Today, it appears that justices on the U.S. Supreme Court have a general bias against benefits for individual debtors.  It appears that, when debtor-benefits language in the Bankruptcy Code is anything but clear and precise, the justices are open to analytic gymnastics for ruling against or minimizing those benefits for individual debtors.  The City of Chicago v. Fulton opinion is an example.

Additionally, the U.S. Supreme Court justices occasionally solicit input from the Solicitor General on issues that might benefit individual debtors.  They do this knowing full well that the Solicitor General, (i) represents the largest creditor in the entire bankruptcy world (i.e., the U.S. Government), and (ii) will always come down on the creditor side of any issue—and against the debtor (the Wells v. McCallister case is an example). 

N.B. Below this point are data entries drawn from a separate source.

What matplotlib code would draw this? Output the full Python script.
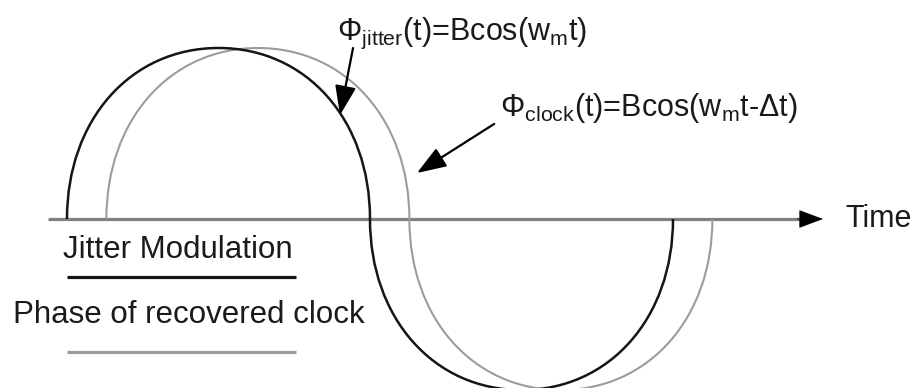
import matplotlib
matplotlib.use('Agg')
import matplotlib.pyplot as plt
from matplotlib.path import Path
from matplotlib.patches import PathPatch

# time in units of half a modulation period, phase in units of B
jitter_zeros = [0.0, 1.0, 2.0]      # zero crossings of phi_jitter
clock_delay = 0.13                  # delta t of the recovered clock
B = 1.0
time_axis = [-0.063, 2.42]          # start of time axis, base of arrow head
time_tip = 2.495

jitter_label = r'Φ$_{\mathrm{jitter}}$(t)=Bcos(w$_{\mathrm{m}}$t)'
clock_label = r'Φ$_{\mathrm{clock}}$(t)=Bcos(w$_{\mathrm{m}}$t-Δt)'
jitter_text_at = (0.89, 1.05)
jitter_arrow = [(0.944, 1.0), (0.901, 0.608)]     # tail, tip
clock_text_at = (1.43, 0.60)
clock_arrow = [(1.41, 0.556), (1.155, 0.269)]

legend_names = ['Jitter Modulation', 'Phase of recovered clock']
legend_text_at = [(-0.013, -0.228), (-0.178, -0.608)]
legend_line_v = [-0.339, -0.778]
legend_line_t = [0.0, 0.756]

BLACK = '#151515'
GREY = '#9c9c9c'
AXIS_GREY = '#808080'

plt.rcParams['font.family'] = ['Liberation Sans', 'DejaVu Sans']
plt.rcParams['mathtext.fontset'] = 'custom'
plt.rcParams['mathtext.rm'] = 'Liberation Sans'
plt.rcParams['mathtext.it'] = 'Liberation Sans:italic'


def lobe_path(zeros, amp, k=0.58):
    # each half period drawn as a rounded lobe made of two cubic beziers
    verts = [(zeros[0], 0.0)]
    codes = [Path.MOVETO]
    sign = 1
    for x0, x1 in zip(zeros[:-1], zeros[1:]):
        h = (x1 - x0) / 2
        c = x0 + h
        a = sign * amp
        verts += [(x0, k * a), (c - k * h, a), (c, a),
                  (c + k * h, a), (x1, k * a), (x1, 0.0)]
        codes += [Path.CURVE4] * 6
        sign = -sign
    return Path(verts, codes)


fig = plt.figure(figsize=(9.16, 3.88), dpi=100)
ax = fig.add_axes([0, 0, 1, 1])
ax.set_xlim(-0.2211, 2.802)
ax.set_ylim(-0.9883, 1.2807)
ax.axis('off')

# time axis
ax.plot(time_axis, [0, 0], color=AXIS_GREY, lw=2.3, solid_capstyle='butt', zorder=1)
ax.annotate('', xy=(time_tip, 0), xytext=(time_axis[1] - 0.01, 0),
            arrowprops=dict(arrowstyle='-|>,head_length=16,head_width=6',
                            mutation_scale=1, color='black', lw=0.5,
                            shrinkA=0, shrinkB=0))
ax.text(time_tip + 0.075, 0, 'Time', fontsize=22, va='center', ha='left',
        color='#1a1a1a')

# the two phase curves
clock_zeros = [z + clock_delay for z in jitter_zeros]
ax.add_patch(PathPatch(lobe_path(clock_zeros, B), fill=False,
                       edgecolor=GREY, lw=1.5, zorder=2))
ax.add_patch(PathPatch(lobe_path(jitter_zeros, B), fill=False,
                       edgecolor=BLACK, lw=1.8, zorder=3))

# formula labels with pointers
ax.text(*jitter_text_at, jitter_label, fontsize=22, ha='left', va='baseline',
        color='#1a1a1a')
ax.text(*clock_text_at, clock_label, fontsize=22, ha='left', va='baseline',
        color='#1a1a1a')
for tail, tip in [jitter_arrow, clock_arrow]:
    ax.annotate('', xy=tip, xytext=tail,
                arrowprops=dict(arrowstyle='-|>,head_length=18,head_width=6.5',
                                mutation_scale=1, color='black', lw=1.6,
                                shrinkA=0, shrinkB=0))

# legend
for name, pos, v, col in zip(legend_names, legend_text_at, legend_line_v,
                             [BLACK, GREY]):
    ax.text(*pos, name, fontsize=22.5, ha='left', va='baseline', color='#1a1a1a')
    ax.plot(legend_line_t, [v, v], color=col, lw=2.3, solid_capstyle='butt')

fig.savefig('out.png', dpi=100)
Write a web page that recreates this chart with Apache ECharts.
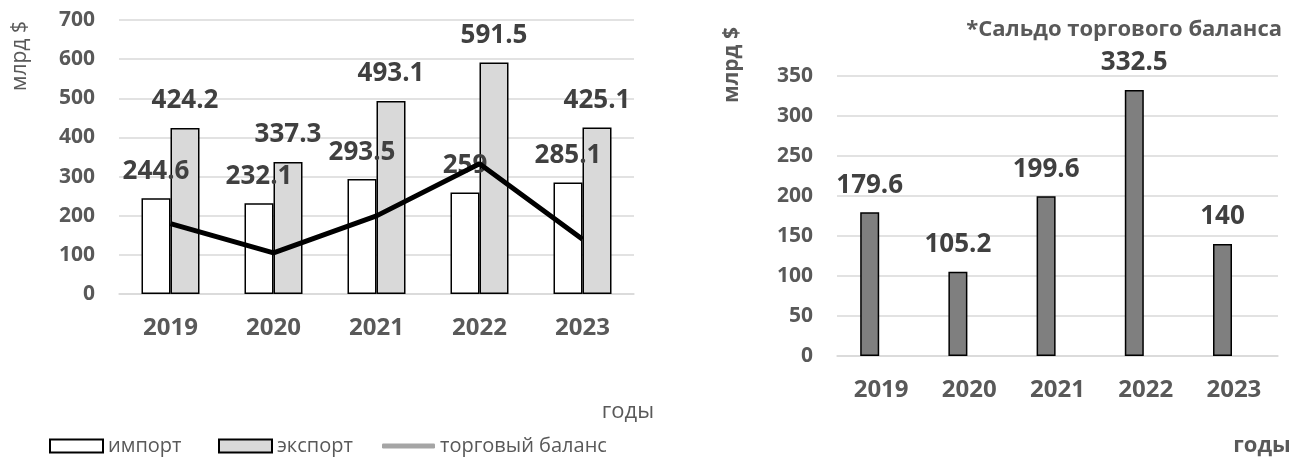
<!DOCTYPE html>
<html>
<head>
<meta charset="utf-8">
<title>Торговый баланс</title>
<script src="https://cdn.jsdelivr.net/npm/echarts@6.0.0/dist/echarts.min.js"></script>
<style>
	html, body { margin: 0; padding: 0; background: #fff; }
	#chart { width: 1293px; height: 458px; }
</style>
</head>
<body>
<div id="chart"></div>
<script>
// данные
var years = ['2019', '2020', '2021', '2022', '2023'];
var importVals = [244.6, 232.1, 293.5, 259, 285.1];
var exportVals = [424.2, 337.3, 493.1, 591.5, 425.1];
var balanceVals = [179.6, 105.2, 199.6, 332.5, 140];
var leftTicks = { min: 0, max: 700, step: 100 };
var rightTicks = { min: 0, max: 350, step: 50 };

var FONT = '"Open Sans", "Noto Sans", sans-serif';
var GRAY = '#595959';
var LABEL = '#404040';
var GRID = '#d9d9d9';

function valueAxis(gridIndex, ticks) {
	return {
		type: 'value',
		gridIndex: gridIndex,
		min: ticks.min,
		max: ticks.max,
		interval: ticks.step,
		axisLine: { show: false },
		axisTick: { show: false },
		axisLabel: {
			margin: 24,
			color: GRAY,
			fontFamily: FONT,
			fontWeight: 'bold',
			fontSize: 21
		},
		splitLine: { lineStyle: { color: GRID, width: 1.5 } }
	};
}

function catAxis(gridIndex) {
	return {
		type: 'category',
		gridIndex: gridIndex,
		data: years,
		axisLine: { lineStyle: { color: GRID, width: 1.5 } },
		axisTick: { show: false },
		axisLabel: {
			margin: 22,
			color: GRAY,
			fontFamily: FONT,
			fontWeight: 'bold',
			fontSize: 24
		}
	};
}

function barLabel() {
	return {
		show: true,
		position: 'top',
		distance: 14,
		color: LABEL,
		fontFamily: FONT,
		fontWeight: 'bold',
		fontSize: 26
	};
}

function legendAt(name, left, h, opt) {
	var item = { name: name, icon: 'rect' };
	if (opt) {
		for (var k in opt) item[k] = opt[k];
	}
	return {
		data: [item],
		left: left,
		top: 431,
		itemWidth: 53,
		itemHeight: h,
		itemGap: 0,
		selectedMode: false,
		textStyle: { color: GRAY, fontFamily: FONT, fontSize: 20, padding: [0, 0, 0, 0] }
	};
}

function sideText(x, y, text, bold, size, rotate) {
	return {
		type: 'text',
		x: x,
		y: y,
		rotation: rotate ? Math.PI / 2 : 0,
		style: {
			text: text,
			fill: GRAY,
			font: (bold ? 'bold ' : '') + size + 'px ' + FONT,
			textAlign: 'center',
			textVerticalAlign: 'middle'
		}
	};
}

var chart = echarts.init(document.getElementById('chart'), null, { renderer: 'canvas' });

var option = {
	animation: false,
	backgroundColor: '#fff',
	title: {
		text: '*Сальдо торгового баланса',
		right: 6,
		top: 14,
		textStyle: { color: GRAY, fontFamily: FONT, fontWeight: 'bold', fontSize: 22 }
	},
	grid: [
		{ left: 119, right: 659, top: 20, bottom: 164 },
		{ left: 837, right: 15, top: 76, bottom: 102 }
	],
	xAxis: [catAxis(0), catAxis(1)],
	yAxis: [valueAxis(0, leftTicks), valueAxis(1, rightTicks)],
	legend: [
		legendAt('импорт', 44, 13),
		legendAt('экспорт', 213, 13),
		legendAt('торговый баланс', 377, 5, {
			icon: 'roundRect',
			itemStyle: { color: '#a5a5a5', borderWidth: 0 }
		})
	],
	graphic: [
		sideText(20, 56, 'млрд $', false, 21, true),
		sideText(628, 412, 'годы', false, 22, false),
		sideText(732, 65, 'млрд $', true, 21, true),
		sideText(1262, 446, 'годы', true, 22, false)
	],
	series: [
		{
			name: 'импорт',
			type: 'bar',
			xAxisIndex: 0,
			yAxisIndex: 0,
			data: importVals,
			barWidth: 29,
			barGap: '0%',
			itemStyle: { color: '#ffffff', borderColor: '#000', borderWidth: 1.5 },
			label: barLabel()
		},
		{
			name: 'экспорт',
			type: 'bar',
			xAxisIndex: 0,
			yAxisIndex: 0,
			data: exportVals,
			barWidth: 29,
			barGap: '0%',
			itemStyle: { color: '#d9d9d9', borderColor: '#000', borderWidth: 1.5 },
			label: barLabel()
		},
		{
			name: 'торговый баланс',
			type: 'line',
			xAxisIndex: 0,
			yAxisIndex: 0,
			data: balanceVals,
			showSymbol: false,
			symbol: 'none',
			z: 5,
			lineStyle: { color: '#000', width: 5 },
			itemStyle: { color: '#000' }
		},
		{
			name: 'сальдо',
			type: 'bar',
			xAxisIndex: 1,
			yAxisIndex: 1,
			data: balanceVals,
			barWidth: 19,
			barGap: '20%',
			itemStyle: { color: '#7f7f7f', borderColor: '#000', borderWidth: 1.5 },
			label: barLabel()
		},
		{
			// пустой ряд, как в исходнике: столбцы смещены влево
			name: 'пусто',
			type: 'bar',
			xAxisIndex: 1,
			yAxisIndex: 1,
			data: [],
			barWidth: 19,
			barGap: '20%'
		}
	]
};

chart.setOption(option);
</script>
</body>
</html>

Such solicitations of Solicitor General’s input give this appearance: that the justices want and need the Solicitor General’s expertise in developing the analytic gymnastics for ruling against the debtor.  Time and experience will tell whether this appearance is accurate or not.  


Debtor benefits in bankruptcy have come a long way from the capital offense rules of ancient times to the latest iteration of the Bankruptcy Code.

Such developments have gone hand-in-hand with the development of commercial activity and economic societies over time.

It is, actually, an amazing thing to behold–despite the struggles and difficulties along the way!


Footnote 1. Bill Fay, Bankruptcy Statistics, published by, (November 29, 2022).